しかし、正史の裴松之注に引用されている「趙雲別伝」では、関羽や張飛と並ぶ勇将として描かれています。

荊州や益州の攻略でも功を挙げ、「身長八尺(184センチ)で姿や顔つきが立派だった」とあります。『演義』における趙雲の人物像も、こうした別伝の記述を踏襲したとみられます。関羽、張飛、馬超、黄忠とともに五虎大将軍に列せられ、沈着冷静な武の忠臣として人気も高いです。

ただし、三国から東晋までの時期に記された「別伝」は一族の名声や評判を高めるために作られたものが多いので、信憑性も高くありません。『趙雲別伝』も趙雲の活躍が美化されていることから、趙家の家伝を改編したものだった可能性があります。

実際の趙雲はどんな人物だったのか?

劉備と劉禅に長く仕え、諸葛亮からの信頼も篤い忠義の人物でした。

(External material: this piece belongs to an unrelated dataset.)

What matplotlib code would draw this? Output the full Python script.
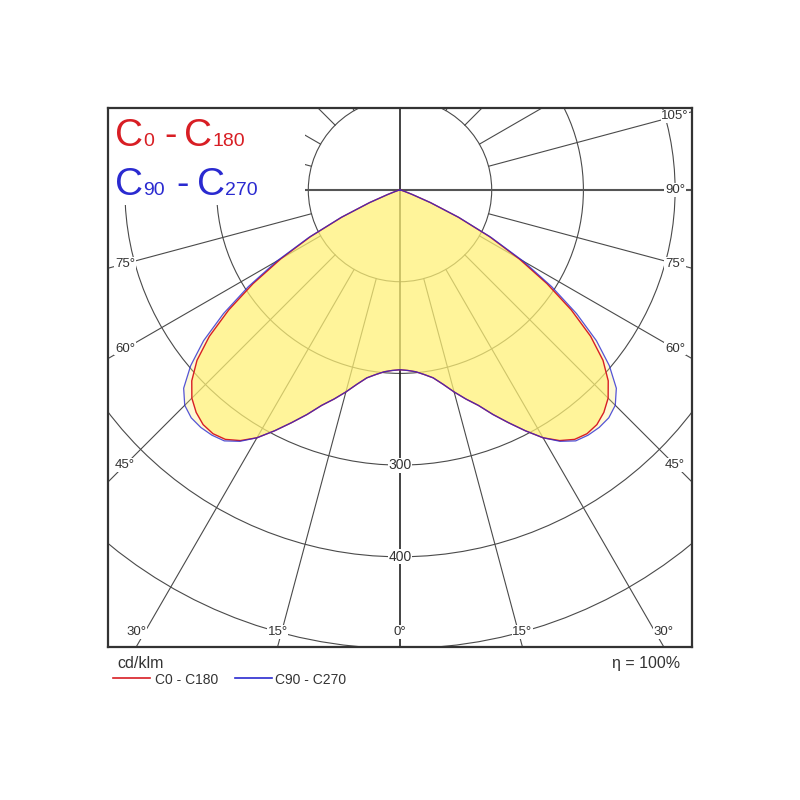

こらは事実でしょう。

しかし、蜀を支えた人物を記載した書物『季漢輔臣賛』では、関羽と張飛が4番目、馬超が6番目に登場したのに対し、趙雲が25番目に登場することから、将軍としての位は他の五虎大将軍より低かったのかもしれません。

ただし、劉備の子である阿斗を救出した功績は記されているので、劉備の家族の護衛隊長のような役割を担っていたと考えられます。

その他に『演義』では赤壁の戦いを前に孫権の妹の孫尚香(孫夫人)との縁談のために劉備が孫権の陣にむかった際、その護衛として同伴し、圧倒的な存在感で孫権による劉備暗殺計画を防いだとあります。

やはり趙雲は、歴史家よりも民間の人気が高かったらしく、正史『趙雲伝』での言及は少なく、『趙雲別伝』に業績が並べられているだけです。

「白竜」という名の駿馬を乗りこなしたという説話や涯角槍という槍が得物として語られていますが、これらは正史や『演義』に言及がなく、いわゆる民間伝承です。